C’est sans compter sur l’œil d’Olivier Norek, un des écrivains français les plus en vue aujourd’hui, dont la vision du conflit est contée à travers l’histoire de personnages emblématiques. Son talent fait le reste pour décrire leur courage, leur abnégation, leur créativité afin de maintenir à portée de tir une armée entière de russes qui, sans vraiment de stratégie, poussée par ses officiers politiques, est persuadée de sa victoire totale et rapide. Parmi les héros finlandais, Simo, le tireur d’élite le plus talentueux de l’histoire, qui, armé d’un seul fusil de chasse, sans lunette de visée, atteint des cibles à plus de 500 mètres. Un homme, à la fois petit et grand, qu’aucune balle ne peut transpercer et dont nombre de russe a une peur bleue.

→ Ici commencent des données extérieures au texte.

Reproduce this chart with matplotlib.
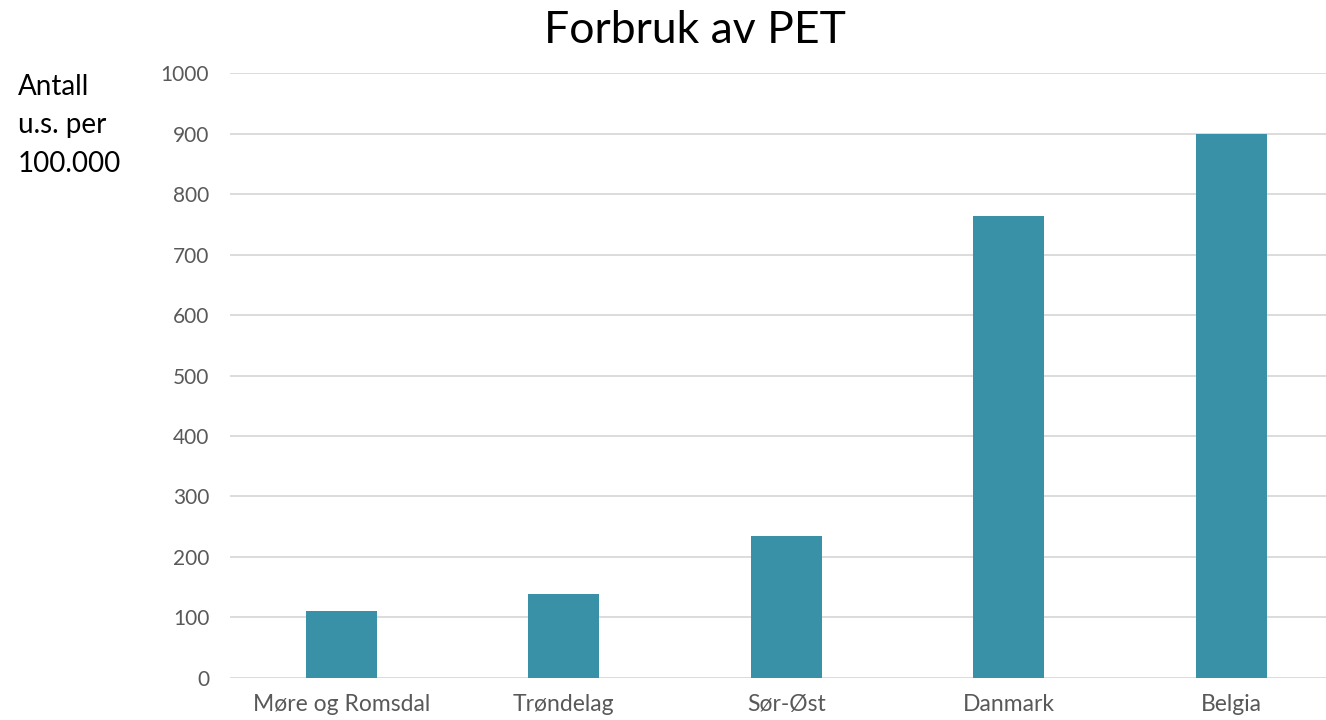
import matplotlib
matplotlib.use("Agg")
import matplotlib.pyplot as plt

categories = ["Møre og Romsdal", "Trøndelag", "Sør-Øst", "Danmark", "Belgia"]
values = [111, 139, 235, 764, 900]
yticks = [0, 100, 200, 300, 400, 500, 600, 700, 800, 900, 1000]

plt.rcParams["font.family"] = ["Lato", "DejaVu Sans"]

W, H = 1326, 720
fig = plt.figure(figsize=(W / 100, H / 100), dpi=100)

# plot area in pixel terms, converted to figure fractions
left, right, top, bottom = 230, 1342.5, 73.3, 677.7
ax = fig.add_axes([left / W, 1 - bottom / H, (right - left) / W, (bottom - top) / H])

x = list(range(len(categories)))
ax.bar(x, values, width=0.317, color="#3891A7", zorder=3)

ax.set_xlim(-0.5, len(categories) - 0.5)
ax.set_ylim(0, 1000)
ax.set_yticks(yticks)
ax.set_yticklabels([str(t) for t in yticks])
ax.set_xticks(x)
ax.set_xticklabels(categories)

ax.grid(axis="y", color="#D9D9D9", linewidth=1.3, zorder=0)
ax.set_axisbelow(True)
for s in ax.spines.values():
    s.set_visible(False)
ax.tick_params(axis="both", length=0, colors="#595959")
ax.tick_params(axis="y", pad=15, labelsize=15)
ax.tick_params(axis="x", pad=12, labelsize=16.5)

fig.text(695 / W, 1 - 43 / H, "Forbruk av PET", ha="center", va="baseline",
         fontsize=32, color="#000000")

fig.text(18 / W, 1 - 95 / H, "Antall", ha="left", va="baseline", fontsize=20, color="#000000")
fig.text(18 / W, 1 - 133 / H, "u.s. per", ha="left", va="baseline", fontsize=20, color="#000000")
fig.text(18 / W, 1 - 172 / H, "100.000", ha="left", va="baseline", fontsize=20, color="#000000")

fig.savefig("out.png", dpi=100, facecolor="white")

Chaque conflit, chaque bataille, chaque combat a son conteur ; Cornelius Ryan pour le débarquement des troupes alliées en Normandie ; Michel Herubel pour la bataille des Ardennes, David Cornut pour celle de Little big Horn, Maurice Genevoix pour celle de Verdun, Robert McNamara pour la tragédie du Viêtnam, Antony Cave Brown pour la guerre secrète et aujourd’hui Olivier Norek pour la guerre d’hiver. L’auteur, initialement spécialisé dans le polar, s’essaye au roman historique et franchit l’obstacle avec brio et avec pour arme l’authenticité. Certaines descriptions des affrontements ne sont pas sans rappeler celles d’Antony Beevor dans Stalingrad, autre chef d’œuvre des batailles emblématiques. La souffrance du froid glacial de l’hiver y est, dans les deux ouvrages, décrite avec un style qui pousse le lecteur à prendre conscience de la chance qu’il a de ne pas vivre de tels moments.

 

Les guerriers de l’hiver. Un livre qui a déjà pénétré l’histoire.